Websites such as Netflix, Amazon, The New York Times, Reddit, Twitter and Spotify were taken offline, whilst disruption to the payment platforms offered by MasterCard and PayPal affected hundreds of thousands, if not millions, of consumers trying to buy their goods online.

The term ‘Internet of Things’ was coined by Peter T. Lewis in a speech given in 1985. In his speech, he states that The Internet of Things, or IoT, is the integration of people, processes and technology with connectable devices and sensors to enable remote monitoring, status, manipulation and evaluation of trends of such devices. Over 30 years later, we interact with such devices daily. Our homes are becoming host to many connected devices, whether they’re door bells, fridges, boilers or even toasters. All of them have username and passwords set by the manufacturers and although they may recommend we regularly change the security details, very few of us ever do. This leaves a huge vulnerability that the hackers in the Mirai botnet DDoS attack exploited.

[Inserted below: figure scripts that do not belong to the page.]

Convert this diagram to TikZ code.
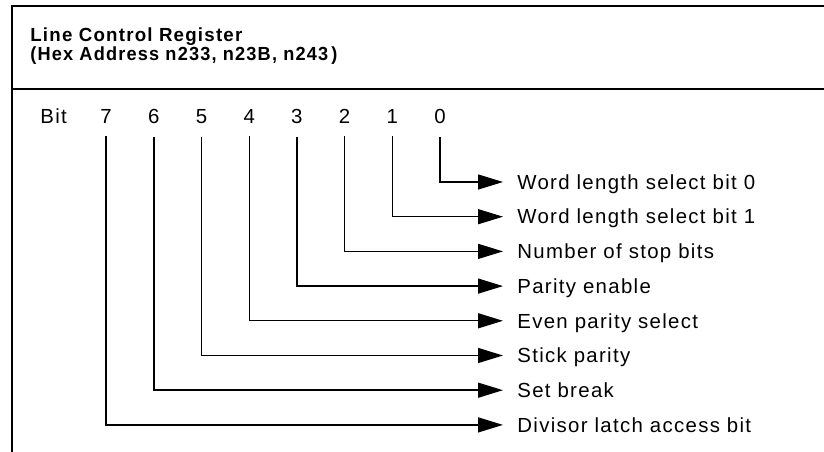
\documentclass[tikz,border=0pt]{standalone}
\usepackage{fontspec}
\usepackage{graphicx}
\setmainfont{Liberation Sans}[LetterSpace=6.5]
\usetikzlibrary{arrows.meta}
\tikzset{
	bitno/.style={anchor=base,inner xsep=0pt,inner ysep=0.24cm},
	field/.style={anchor=west,inner xsep=0.28cm,inner ysep=0pt,text height=8.3pt,text depth=0pt},
	feed/.style={thick,-{Triangle[length=0.5cm,width=0.3cm]}},
	head/.style={anchor=base west,inner sep=0pt,font=\fontsize{10.8}{13}\selectfont\bfseries}
}
\begin{document}
\begin{tikzpicture}[font=\fontsize{11.6}{14}\selectfont]
	\useasboundingbox (0,0) rectangle (16.48,9.04);
	\draw[thick] (0.24,0) |- (16.48,8.92);
	\draw[thick] (0.24,7.26) -- (16.48,7.26);
	\node (title) [head] at (0.6,8.2) {\resizebox{4.24cm}{\height}{Line Control Register}};
	\node (addr) [head] at (0.6,7.82) {\resizebox{6.14cm}{\height}{(Hex Address n233, n23B, n243\,)}};
	\node (bit) [anchor=base west,inner sep=0pt] at (0.8,6.56) {Bit};
	\foreach \i/\txt in {0/Word length select bit 0,1/Word length select bit 1,2/Number of stop bits,3/Parity enable,4/Even parity select,5/Stick parity,6/Set break,7/Divisor latch access bit} {
		\node (b\i) [bitno] at (8.8-0.954*\i,6.56) {\i};
		\node (l\i) [field] at (10.06,5.4-0.694*\i) {\txt};
		\draw[feed] (b\i.south) |- (l\i.west);
	}
\end{tikzpicture}
\end{document}
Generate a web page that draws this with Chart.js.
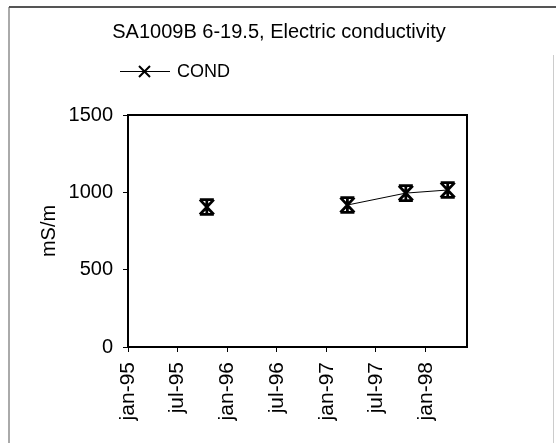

Some hardware manufacturers have already taken steps to try to stop a similar style attack taking place, updating the firmware of their products or even, in the case of one Chinese router manufacturer, recalling thousands of products. However, the most important lesson here is for us, the consumers. Always change default username and passwords of any connected devices, and make them unique so that if someone is able to compromise one device, they will not be able to use the same login credentials to access any other smart devices.